Communicating educational research data to general, nonresearcher audiences

Communicating educational research data to general, nonresearcher audiences

Gail S. MacColl & Kathleen D. White
Program Evaluation and Methodology Division
U.S. Government Accounting Office

Parents, educators, school board members, and legislators all want to know "what works" and "what doesn't" in terms of educational programs and innovations. The reasons for their interest are obvious and worthwhile: first, they want to be sure that tax money is being spent on educational programs that provide a positive return in terms of student progress; second, they want to stay informed of trends in education so they know that their school districts are keeping up with the latest practices and programs.

This digest describes some of the problems in communicating with these audiences; it then provides helpful information on how researchers can best present data on educational practices that work and those that don't to these various audiences for maximum effectiveness, impact, and influence and to keep communication with these audiences open and valuable.

Problems in effective communication to general, nontechnical audiences


Most research on effective educational practices does not filter down to the people who contribute to or control funding.

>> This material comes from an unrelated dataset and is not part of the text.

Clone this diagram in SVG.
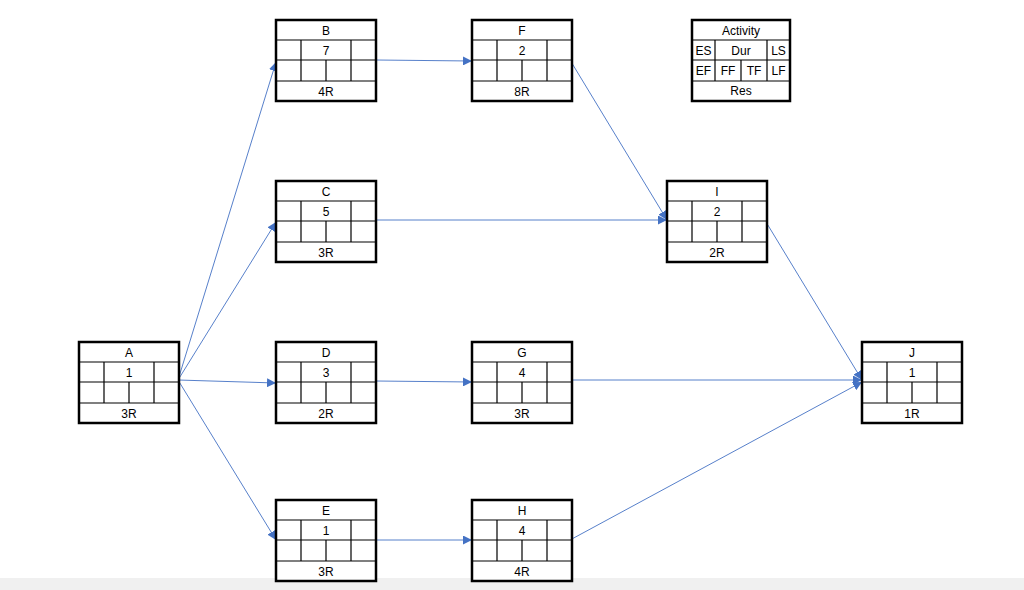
<svg xmlns="http://www.w3.org/2000/svg" width="1024" height="590" viewBox="0 0 1024 590">
<defs>
<style>
.o{fill:#fff;stroke:#000;stroke-width:2.5}
.l{stroke:#000;stroke-width:1.2;fill:none}
text{font-family:"Liberation Sans",Arial,sans-serif;font-size:12px;text-anchor:middle;fill:#000}
.e{stroke:#4472C4;stroke-width:0.9;fill:none;marker-end:url(#a)}
</style>
<marker id="a" viewBox="0 0 10 10" refX="10" refY="5" markerWidth="9" markerHeight="9" markerUnits="userSpaceOnUse" orient="auto"><path d="M0,0L10,5L0,10z" fill="#4472C4"/></marker>
<g id="node">
<rect class="o" x="0" y="0" width="100" height="81"/>
<path class="l" d="M0,20H100M0,40H100M0,61H100M25,20V61M75,20V61M50,40V61"/>
</g>
</defs>
<rect x="0" y="578" width="1024" height="12" fill="#f0f0f0"/>
<g id="connectors">
<path class="e" d="M178,380L276,62"/>
<path class="e" d="M178,380L276,222"/>
<path class="e" d="M178,380L276,383"/>
<path class="e" d="M178,380L276,540"/>
<path class="e" d="M376,60L472,61"/>
<path class="e" d="M570,60L667,220"/>
<path class="e" d="M376,220L667,220"/>
<path class="e" d="M766,222L862,380"/>
<path class="e" d="M376,381L472,382"/>
<path class="e" d="M570,380L862,380"/>
<path class="e" d="M376,540L472,540"/>
<path class="e" d="M570,540L862,382"/>
</g>
<g id="A" transform="translate(79,342)"><use href="#node"/><text x="50" y="15">A</text><text x="50" y="35">1</text><text x="50" y="76">3R</text></g>
<g id="B" transform="translate(276,20)"><use href="#node"/><text x="50" y="15">B</text><text x="50" y="35">7</text><text x="50" y="76">4R</text></g>
<g id="C" transform="translate(276,181)"><use href="#node"/><text x="50" y="15">C</text><text x="50" y="35">5</text><text x="50" y="76">3R</text></g>
<g id="D" transform="translate(276,342)"><use href="#node"/><text x="50" y="15">D</text><text x="50" y="35">3</text><text x="50" y="76">2R</text></g>
<g id="E" transform="translate(276,500)"><use href="#node"/><text x="50" y="15">E</text><text x="50" y="35">1</text><text x="50" y="76">3R</text></g>
<g id="F" transform="translate(472,20)"><use href="#node"/><text x="50" y="15">F</text><text x="50" y="35">2</text><text x="50" y="76">8R</text></g>
<g id="G" transform="translate(472,342)"><use href="#node"/><text x="50" y="15">G</text><text x="50" y="35">4</text><text x="50" y="76">3R</text></g>
<g id="H" transform="translate(472,500)"><use href="#node"/><text x="50" y="15">H</text><text x="50" y="35">4</text><text x="50" y="76">4R</text></g>
<g id="I" transform="translate(667,181)"><use href="#node"/><text x="50" y="15">I</text><text x="50" y="35">2</text><text x="50" y="76">2R</text></g>
<g id="J" transform="translate(862,342)"><use href="#node"/><text x="50" y="15">J</text><text x="50" y="35">1</text><text x="50" y="76">1R</text></g>
<g id="legend" transform="translate(692,20)">
<rect class="o" x="0" y="0" width="98" height="81"/>
<path class="l" d="M0,20H98M0,40H98M0,61H98M23,20V61M75,20V61M49,40V61"/>
<text x="49" y="15">Activity</text>
<text x="11.5" y="35">ES</text><text x="49" y="35">Dur</text><text x="86.5" y="35">LS</text>
<text x="11.5" y="55">EF</text><text x="36" y="55">FF</text><text x="62" y="55">TF</text><text x="86.5" y="55">LF</text>
<text x="49" y="75">Res</text>
</g>
</svg>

The main reason for this is that research reports on educational practices almost universally appear only in professional and academic journals or through other specialized sources.

The average reader wanting to learn about successful innovations in education is generally unable to locate such information, even after expending considerable effort. These kinds of reports are usually unavailable through popular periodicals or bookstore chains and rarely through more "serious" bookstores; in addition, they are not often found in or through local libraries, including those in large metropolitan areas.


In the rare event that a general reader gains access to materials about workable educational programs, three stylistic characteristics of these reports often make them unappealing: organization, terminology, and presentation of statistical data.

First, research studies are often organized in such a way as to hide major findings and conclusions in the text or present them only at the end. A related problem is that abstracts and introductions do not provide findings. Even diligent readers become discouraged by these factors because the usefulness of a report or study is not readily apparent.

Second, although the use of technical terminology often simplifies communication within a discipline, it creates an obstacle for policy makers, parents, and other interested readers, who usually are not trained in research or statistical techniques needed to understand an esoteric research study.

Third, many research studies use complex tables to summarize statistical data. These tables, like research jargon, are often difficult for interested parents and program funders to interpret, even with considerable effort.

Difficulties in reporting "what doesn't work"

Researchers often have difficulty in reporting on educational practices that don't work, generally for one or more of the following reasons:

  • This question is often addressed only indirectly because most studies reports on something that works, only implying that its absence or the presence of its opposite doesn't work. Unless it is strongly and directly stated, the message that something is ineffective rarely comes out.
  • No broad agreement exists about the meaning of "a practice doesn't work." First, "practice" is defined either very broadly or in ideal terms, not in any generally accepted way; second "doesn't work" could have any of several meanings:
  • The "practice" is difficult or impossible to implement as intended.
  • It has not succeeded in most places where it has been tried.
  • It is associated with generally negative results or minimally positive ones.
  • It generates fewer positive results than alternative practices.
  • Evidence that a practice doesn't work is rarely unequivocal, in part because the results it generates may change in different contexts or with slight modification.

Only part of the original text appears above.